Influence of Nitrogen‐Doping for Carbide‐Derived Carbons on the Supercapacitor Performance in an Organic Electrolyte and an Ionic Liquid

Abstract

We investigated the influence of nitrogen groups on the electrochemical performance of carbide‐derived carbons by comparing materials with a similar pore structure with and without nitrogen‐doping. These materials were tested in a half‐cell and full‐cell supercapacitor setup with a conventional organic electrolyte (1 M tetraethylammonium tetrafluoroborate in acetonitrile) and an ionic liquid (1‐ethyl‐3‐methylimidazolium tetrafluoroborate). Varying the nitrogen content in the range of 1–7 mass % had no systematic influence on the energy storage capacity but a stronger impact on the rate handling ability.

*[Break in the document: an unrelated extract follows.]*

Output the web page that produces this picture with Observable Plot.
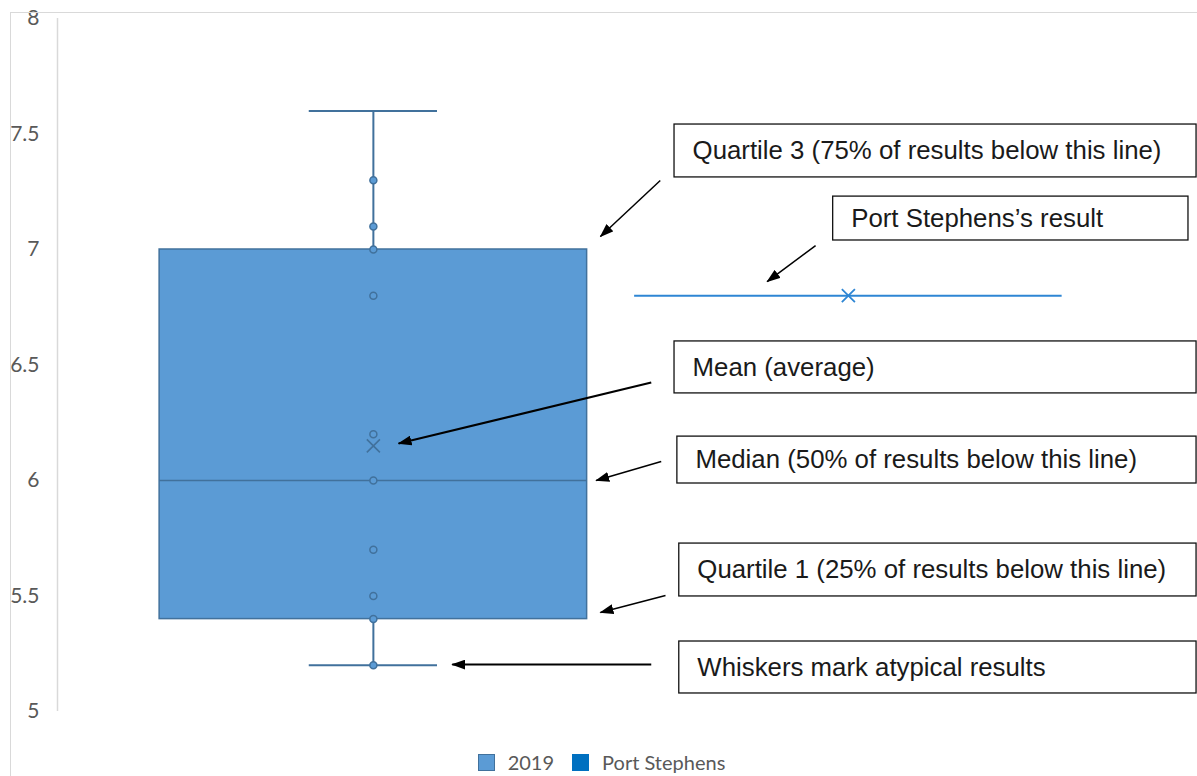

The highest specific capacitance in a half‐cell supercapacitor at a negative potential was 215 F/g in EMIM‐BF4. Using the best‐performing carbide‐derived carbon with and without nitrogen‐doping (i. e., by applying a synthesis temperature of 800 °C), the full‐cell performance was 174 F/g, which results in a high specific energy of 61 Wh/kg in EMIM‐BF4. For the same materials, the corresponding specific energy was about 30 Wh/kg when using the organic electrolyte.